#### EXERCISE PROMPT
Repeat the data that follows, word for word, without the images.
--- PROVIDED DATA ---
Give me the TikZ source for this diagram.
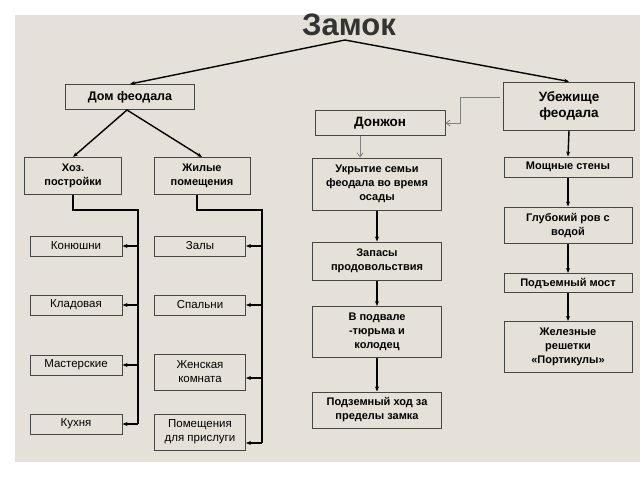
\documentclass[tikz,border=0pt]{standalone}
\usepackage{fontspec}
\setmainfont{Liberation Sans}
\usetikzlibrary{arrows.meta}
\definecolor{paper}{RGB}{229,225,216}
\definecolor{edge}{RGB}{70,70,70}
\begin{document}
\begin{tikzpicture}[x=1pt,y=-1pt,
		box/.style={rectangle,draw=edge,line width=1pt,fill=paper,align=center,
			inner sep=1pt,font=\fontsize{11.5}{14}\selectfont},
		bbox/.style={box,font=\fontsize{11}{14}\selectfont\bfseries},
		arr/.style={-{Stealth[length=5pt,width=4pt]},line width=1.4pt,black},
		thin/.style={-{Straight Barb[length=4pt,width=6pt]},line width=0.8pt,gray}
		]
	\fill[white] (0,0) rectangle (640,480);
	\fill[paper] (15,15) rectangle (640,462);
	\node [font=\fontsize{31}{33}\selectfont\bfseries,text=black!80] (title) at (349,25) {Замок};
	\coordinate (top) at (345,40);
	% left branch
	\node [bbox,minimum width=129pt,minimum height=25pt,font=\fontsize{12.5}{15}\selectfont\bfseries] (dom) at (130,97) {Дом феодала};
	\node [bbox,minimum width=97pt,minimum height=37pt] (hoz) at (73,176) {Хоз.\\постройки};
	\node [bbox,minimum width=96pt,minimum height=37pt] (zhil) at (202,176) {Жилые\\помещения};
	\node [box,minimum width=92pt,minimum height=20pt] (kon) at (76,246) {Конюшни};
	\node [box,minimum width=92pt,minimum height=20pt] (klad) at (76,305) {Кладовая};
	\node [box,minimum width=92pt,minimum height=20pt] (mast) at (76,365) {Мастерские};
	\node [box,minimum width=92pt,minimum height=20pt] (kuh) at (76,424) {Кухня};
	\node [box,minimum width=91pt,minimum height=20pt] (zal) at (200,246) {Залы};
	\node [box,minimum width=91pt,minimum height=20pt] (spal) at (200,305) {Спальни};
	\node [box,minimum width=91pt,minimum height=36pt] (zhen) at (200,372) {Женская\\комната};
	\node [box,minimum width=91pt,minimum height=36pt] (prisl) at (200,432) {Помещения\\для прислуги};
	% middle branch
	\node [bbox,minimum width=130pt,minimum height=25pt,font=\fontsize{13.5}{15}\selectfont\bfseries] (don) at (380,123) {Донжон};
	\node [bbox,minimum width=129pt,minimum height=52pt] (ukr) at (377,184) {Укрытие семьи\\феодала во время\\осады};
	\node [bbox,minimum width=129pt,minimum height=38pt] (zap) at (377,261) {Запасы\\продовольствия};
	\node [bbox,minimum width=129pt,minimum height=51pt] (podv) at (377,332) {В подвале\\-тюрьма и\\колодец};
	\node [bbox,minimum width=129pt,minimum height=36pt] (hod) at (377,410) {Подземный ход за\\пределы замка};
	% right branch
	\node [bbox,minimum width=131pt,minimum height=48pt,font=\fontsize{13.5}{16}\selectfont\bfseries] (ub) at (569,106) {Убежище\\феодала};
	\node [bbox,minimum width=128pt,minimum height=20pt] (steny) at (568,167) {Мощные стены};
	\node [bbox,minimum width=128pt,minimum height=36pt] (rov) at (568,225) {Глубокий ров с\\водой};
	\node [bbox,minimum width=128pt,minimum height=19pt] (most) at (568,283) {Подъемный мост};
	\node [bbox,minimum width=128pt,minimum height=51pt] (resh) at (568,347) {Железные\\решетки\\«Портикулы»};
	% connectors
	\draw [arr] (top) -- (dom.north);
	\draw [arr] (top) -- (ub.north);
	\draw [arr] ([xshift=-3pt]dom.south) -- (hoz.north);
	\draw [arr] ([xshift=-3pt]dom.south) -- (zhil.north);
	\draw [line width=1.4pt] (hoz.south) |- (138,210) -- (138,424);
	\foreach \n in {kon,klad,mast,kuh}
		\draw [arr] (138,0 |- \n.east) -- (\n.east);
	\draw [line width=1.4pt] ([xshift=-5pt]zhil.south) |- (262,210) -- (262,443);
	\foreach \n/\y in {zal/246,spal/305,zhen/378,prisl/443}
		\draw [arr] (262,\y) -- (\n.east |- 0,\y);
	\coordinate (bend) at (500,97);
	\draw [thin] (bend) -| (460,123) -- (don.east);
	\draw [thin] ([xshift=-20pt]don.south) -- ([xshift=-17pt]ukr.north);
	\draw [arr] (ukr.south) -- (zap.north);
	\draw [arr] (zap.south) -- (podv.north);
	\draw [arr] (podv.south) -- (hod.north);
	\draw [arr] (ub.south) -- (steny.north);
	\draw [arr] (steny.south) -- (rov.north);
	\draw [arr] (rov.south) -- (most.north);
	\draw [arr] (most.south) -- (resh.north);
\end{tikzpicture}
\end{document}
---
#### FINAL RESULT
Give me the TikZ source for this diagram.
\documentclass[tikz,border=0pt]{standalone}
\usepackage{fontspec}
\setmainfont{Liberation Sans}
\usetikzlibrary{arrows.meta}
\definecolor{paper}{RGB}{229,225,216}
\definecolor{edge}{RGB}{70,70,70}
\begin{document}
\begin{tikzpicture}[x=1pt,y=-1pt,
		box/.style={rectangle,draw=edge,line width=1pt,fill=paper,align=center,
			inner sep=1pt,font=\fontsize{11.5}{14}\selectfont},
		bbox/.style={box,font=\fontsize{11}{14}\selectfont\bfseries},
		arr/.style={-{Stealth[length=5pt,width=4pt]},line width=1.4pt,black},
		thin/.style={-{Straight Barb[length=4pt,width=6pt]},line width=0.8pt,gray}
		]
	\fill[white] (0,0) rectangle (640,480);
	\fill[paper] (15,15) rectangle (640,462);
	\node [font=\fontsize{31}{33}\selectfont\bfseries,text=black!80] (title) at (349,25) {Замок};
	\coordinate (top) at (345,40);
	% left branch
	\node [bbox,minimum width=129pt,minimum height=25pt,font=\fontsize{12.5}{15}\selectfont\bfseries] (dom) at (130,97) {Дом феодала};
	\node [bbox,minimum width=97pt,minimum height=37pt] (hoz) at (73,176) {Хоз.\\постройки};
	\node [bbox,minimum width=96pt,minimum height=37pt] (zhil) at (202,176) {Жилые\\помещения};
	\node [box,minimum width=92pt,minimum height=20pt] (kon) at (76,246) {Конюшни};
	\node [box,minimum width=92pt,minimum height=20pt] (klad) at (76,305) {Кладовая};
	\node [box,minimum width=92pt,minimum height=20pt] (mast) at (76,365) {Мастерские};
	\node [box,minimum width=92pt,minimum height=20pt] (kuh) at (76,424) {Кухня};
	\node [box,minimum width=91pt,minimum height=20pt] (zal) at (200,246) {Залы};
	\node [box,minimum width=91pt,minimum height=20pt] (spal) at (200,305) {Спальни};
	\node [box,minimum width=91pt,minimum height=36pt] (zhen) at (200,372) {Женская\\комната};
	\node [box,minimum width=91pt,minimum height=36pt] (prisl) at (200,432) {Помещения\\для прислуги};
	% middle branch
	\node [bbox,minimum width=130pt,minimum height=25pt,font=\fontsize{13.5}{15}\selectfont\bfseries] (don) at (380,123) {Донжон};
	\node [bbox,minimum width=129pt,minimum height=52pt] (ukr) at (377,184) {Укрытие семьи\\феодала во время\\осады};
	\node [bbox,minimum width=129pt,minimum height=38pt] (zap) at (377,261) {Запасы\\продовольствия};
	\node [bbox,minimum width=129pt,minimum height=51pt] (podv) at (377,332) {В подвале\\-тюрьма и\\колодец};
	\node [bbox,minimum width=129pt,minimum height=36pt] (hod) at (377,410) {Подземный ход за\\пределы замка};
	% right branch
	\node [bbox,minimum width=131pt,minimum height=48pt,font=\fontsize{13.5}{16}\selectfont\bfseries] (ub) at (569,106) {Убежище\\феодала};
	\node [bbox,minimum width=128pt,minimum height=20pt] (steny) at (568,167) {Мощные стены};
	\node [bbox,minimum width=128pt,minimum height=36pt] (rov) at (568,225) {Глубокий ров с\\водой};
	\node [bbox,minimum width=128pt,minimum height=19pt] (most) at (568,283) {Подъемный мост};
	\node [bbox,minimum width=128pt,minimum height=51pt] (resh) at (568,347) {Железные\\решетки\\«Портикулы»};
	% connectors
	\draw [arr] (top) -- (dom.north);
	\draw [arr] (top) -- (ub.north);
	\draw [arr] ([xshift=-3pt]dom.south) -- (hoz.north);
	\draw [arr] ([xshift=-3pt]dom.south) -- (zhil.north);
	\draw [line width=1.4pt] (hoz.south) |- (138,210) -- (138,424);
	\foreach \n in {kon,klad,mast,kuh}
		\draw [arr] (138,0 |- \n.east) -- (\n.east);
	\draw [line width=1.4pt] ([xshift=-5pt]zhil.south) |- (262,210) -- (262,443);
	\foreach \n/\y in {zal/246,spal/305,zhen/378,prisl/443}
		\draw [arr] (262,\y) -- (\n.east |- 0,\y);
	\coordinate (bend) at (500,97);
	\draw [thin] (bend) -| (460,123) -- (don.east);
	\draw [thin] ([xshift=-20pt]don.south) -- ([xshift=-17pt]ukr.north);
	\draw [arr] (ukr.south) -- (zap.north);
	\draw [arr] (zap.south) -- (podv.north);
	\draw [arr] (podv.south) -- (hod.north);
	\draw [arr] (ub.south) -- (steny.north);
	\draw [arr] (steny.south) -- (rov.north);
	\draw [arr] (rov.south) -- (most.north);
	\draw [arr] (most.south) -- (resh.north);
\end{tikzpicture}
\end{document}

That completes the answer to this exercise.